Over the last year-ish, I have been listening to various amazing podcasts. This spoken blog platform or informal talk radio listening experience has opened up a beautiful opportunity for learning that I otherwise might have missed. And I am grateful for it.

Yoga Teacher Resource Podcast
by Mado Hesselink

This morning, as I was listening to the most recent episode of the Yoga Teacher Resource Podcast, something I heard triggered a deeper understanding of my yoga journey. And I wanted to share that with you.

Many of you know that the first joy and delight I found within yoga came from the 1 credit college yoga class I randomly decided to take. If this is your first time hearing, or rather reading, this…well now you know. Super last minute after dropping a 4 credit American Sign Language course, I decided to add yoga.

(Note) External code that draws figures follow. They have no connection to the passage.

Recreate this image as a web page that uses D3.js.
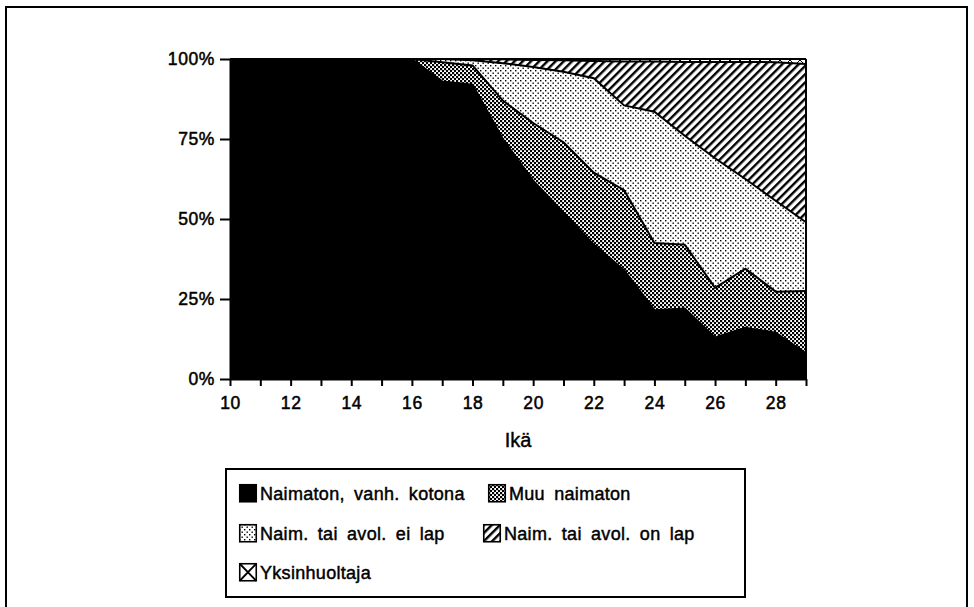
<!DOCTYPE html>
<html><head><meta charset="utf-8">
<script src="https://cdn.jsdelivr.net/npm/d3@7"></script>
<style>
html,body{margin:0;padding:0;background:#fff;}
svg{display:block;font-family:"Liberation Sans",Arial,Helvetica,sans-serif;}
</style></head>
<body>
<svg id="chart" width="974" height="607"></svg>
<script>
// ---- data ----
const ages = [10,11,12,13,14,15,16,17,18,19,20,21,22,23,24,25,26,27,28,29];
const kotona = [100,100,100,99.6,100,100,100,93,92,75,62,52,42,34,21.5,22,13,16,14.5,8];
const muu    = [0,0,0,0,0,0,0,6,6,12,18,22,22.5,25,21,20,15.5,18.5,12.8,19.5];
const eiLap  = [0,0,0,0.4,0,0,0,1,1.6,11.7,17.5,22,29.5,26.5,41,34,40.5,28,28.4,21.5];
const onLap  = [0,0,0,0,0,0,0,0,0.4,1.2,2.2,3.6,5.4,13.7,15.7,23.1,30.1,36.6,43.3,49.4];
const yksin  = [0,0,0,0,0,0,0,0,0,0.1,0.3,0.4,0.6,0.8,0.8,0.9,0.9,0.9,1.0,1.6];
const seriesNames = ["Naimaton, vanh. kotona","Muu naimaton","Naim. tai avol. ei lap","Naim. tai avol. on lap","Yksinhuoltaja"];
const yTicks = [0,25,50,75,100];
const xLabelTicks = [10,12,14,16,18,20,22,24,26,28];
const xTitle = "Ikä";

const keys = ["kotona","muu","eiLap","onLap","yksin"];
const cols = [kotona,muu,eiLap,onLap,yksin];
const table = ages.map((a,i)=>{const r={age:a}; keys.forEach((k,j)=>r[k]=cols[j][i]); return r;});

const svg = d3.select("#chart");
const defs = svg.append("defs");

// patterns
const pChk = defs.append("pattern").attr("id","pChk").attr("patternUnits","userSpaceOnUse").attr("width",4).attr("height",4);
pChk.append("rect").attr("width",4).attr("height",4).attr("fill","#fff");
pChk.append("rect").attr("x",0).attr("y",0).attr("width",2.2).attr("height",2.2).attr("fill","#000");
pChk.append("rect").attr("x",2).attr("y",2).attr("width",2.2).attr("height",2.2).attr("fill","#000");

const pDot = defs.append("pattern").attr("id","pDot").attr("patternUnits","userSpaceOnUse").attr("width",5).attr("height",5);
pDot.append("rect").attr("width",5).attr("height",5).attr("fill","#fff");
pDot.append("rect").attr("x",0).attr("y",0).attr("width",1.4).attr("height",1.4).attr("fill","#000");
pDot.append("rect").attr("x",2.5).attr("y",2.5).attr("width",1.4).attr("height",1.4).attr("fill","#000");

const pHatch = defs.append("pattern").attr("id","pHatch").attr("patternUnits","userSpaceOnUse")
  .attr("width",5.8).attr("height",5.8).attr("patternTransform","rotate(45)");
pHatch.append("rect").attr("width",5.8).attr("height",5.8).attr("fill","#fff");
pHatch.append("rect").attr("x",0).attr("y",0).attr("width",2.4).attr("height",5.8).attr("fill","#000");

const pCross = defs.append("pattern").attr("id","pCross").attr("patternUnits","userSpaceOnUse").attr("width",10).attr("height",10);
pCross.append("rect").attr("width",10).attr("height",10).attr("fill","#fff");
pCross.append("path").attr("d","M0,0L10,10M10,0L0,10").attr("stroke","#000").attr("stroke-width",1);

const fills = ["#000","url(#pChk)","url(#pDot)","url(#pHatch)","url(#pCross)"];

// frame
svg.append("rect").attr("x",6).attr("y",7).attr("width",961).attr("height",640)
  .attr("fill","none").attr("stroke","#000").attr("stroke-width",2);

const x = d3.scaleLinear().domain([10,29]).range([230,806]);
const y = d3.scaleLinear().domain([0,100]).range([379,59]);

const stack = d3.stack().keys(keys);
const stacked = stack(table);
const area = d3.area().x(d=>x(d.data.age)).y0(d=>y(d[0])).y1(d=>y(d[1]));
const topLine = d3.line().x(d=>x(d.data.age)).y(d=>y(d[1]));

const g = svg.append("g");
g.selectAll("path.area").data(stacked).join("path")
  .attr("class","area").attr("d",area).attr("fill",(d,i)=>fills[i]);
g.selectAll("path.edge").data(stacked).join("path")
  .attr("class","edge").attr("d",topLine).attr("fill","none")
  .attr("stroke","#000").attr("stroke-width",2).attr("stroke-linejoin","miter");
g.append("line").attr("x1",x(29)).attr("x2",x(29)).attr("y1",y(0)).attr("y2",y(100))
  .attr("stroke","#000").attr("stroke-width",2);

// axes
const yAxis = d3.axisLeft(y).tickValues(yTicks).tickFormat(d=>d+"%").tickSize(10).tickPadding(5).tickSizeOuter(0);
const ya = svg.append("g").attr("transform",`translate(${x(10)},0)`).call(yAxis);
const xAxis = d3.axisBottom(x).tickValues(ages).tickFormat(d=>xLabelTicks.includes(d)?d:"").tickSize(7).tickPadding(11).tickSizeOuter(0);
const xa = svg.append("g").attr("transform",`translate(0,${y(0)})`).call(xAxis);
[ya,xa].forEach(a=>{
  a.select(".domain").attr("stroke","#000").attr("stroke-width",2);
  a.selectAll(".tick line").attr("stroke","#000").attr("stroke-width",2);
  a.selectAll(".tick text").attr("fill","#000").attr("font-size",17.5)
    .attr("font-family","'Liberation Sans',Arial,sans-serif")
    .attr("stroke","#000").attr("stroke-width",0.5).attr("letter-spacing",0.6);
});

svg.append("text").attr("x",x(19.5)).attr("y",447).attr("text-anchor","middle")
  .attr("font-size",20).attr("stroke","#000").attr("stroke-width",0.4).text(xTitle);

// legend
svg.append("rect").attr("x",226).attr("y",469).attr("width",519).attr("height",128)
  .attr("fill","#fff").attr("stroke","#000").attr("stroke-width",2);
const legPos = [[239,484],[488,484],[239,524],[483,524],[239,563]];
seriesNames.forEach((name,i)=>{
  const [lx,ly] = legPos[i];
  const lg = svg.append("g").attr("transform",`translate(${lx},${ly})`);
  lg.append("rect").attr("x",0.75).attr("y",0.75).attr("width",16.5).attr("height",17)
    .attr("fill",i===4?"#fff":fills[i]).attr("stroke","#000").attr("stroke-width",1.6);
  if(i===4){
    lg.append("path").attr("d","M0.75,0.75L17.25,17.75M17.25,0.75L0.75,17.75").attr("stroke","#000").attr("stroke-width",1.8);
  }
  lg.append("text").attr("x",21).attr("y",15.5).attr("font-size",18)
    .attr("stroke","#000").attr("stroke-width",0.45).attr("letter-spacing",0.3)
    .attr("word-spacing",4).text(name);
});
</script>
</body></html>
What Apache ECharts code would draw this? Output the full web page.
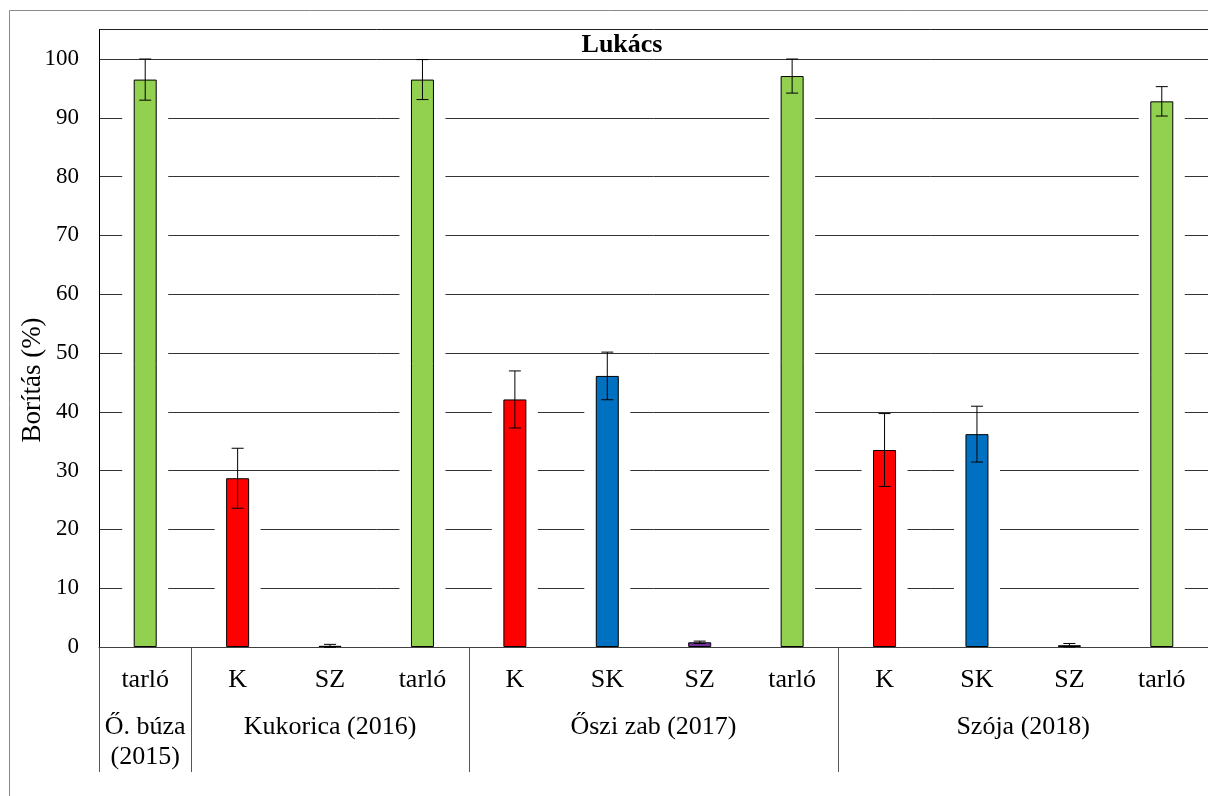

Now to give my grand epiphany any validity, I need to tell you where I was going to university. And for this information to make any sense, I must also tell you where I had gone to university.
I originally attended Southern Virginia University. There I completed a successful first year of college. Then, I transferred to Brigham Young University in Provo, Utah.

Needless to say, the culture shock I faced was major.
From a historic campus in the rolling hills of the Shenandoah valley with only 1000 people on campus at any given time – to the modern hustle and bustle of 35,000 students running around from building to building in the shadows of the rocky mountains, it was not surprising that I felt like a fish out of water. I felt lost and alone even though I was suffocatingly surrounded.

What I realize now, looking back over the differences I experienced attending both universities, is that one had an easily accessible community while the other did not. As an anxious introvert, finding my place in the community of BYU was 1,000,000 times harder than at SVU where I felt welcomed and needed even before I was a student.

So now my epiphany – my learned understanding

Part of what Kelly McGonigal shared during the podcast is the need for community. Never before has this concept been as true as today when I applied it to my own experience. There I was at BYU struggling to breath, to float, to swim. I never would have imagined that a life preserver would be found within a yoga class. In that yoga class, I found friendship and community. And, I felt valued, purposeful, and heard.

I never realized how critical the need for community was until this moment. And even looking forward, through more recent memories of yoga teaching and practicing experiences, I can see how much community plays a role in my yoga journey. I truly believe it is the community experience of yoga that inspires my teaching and my practice.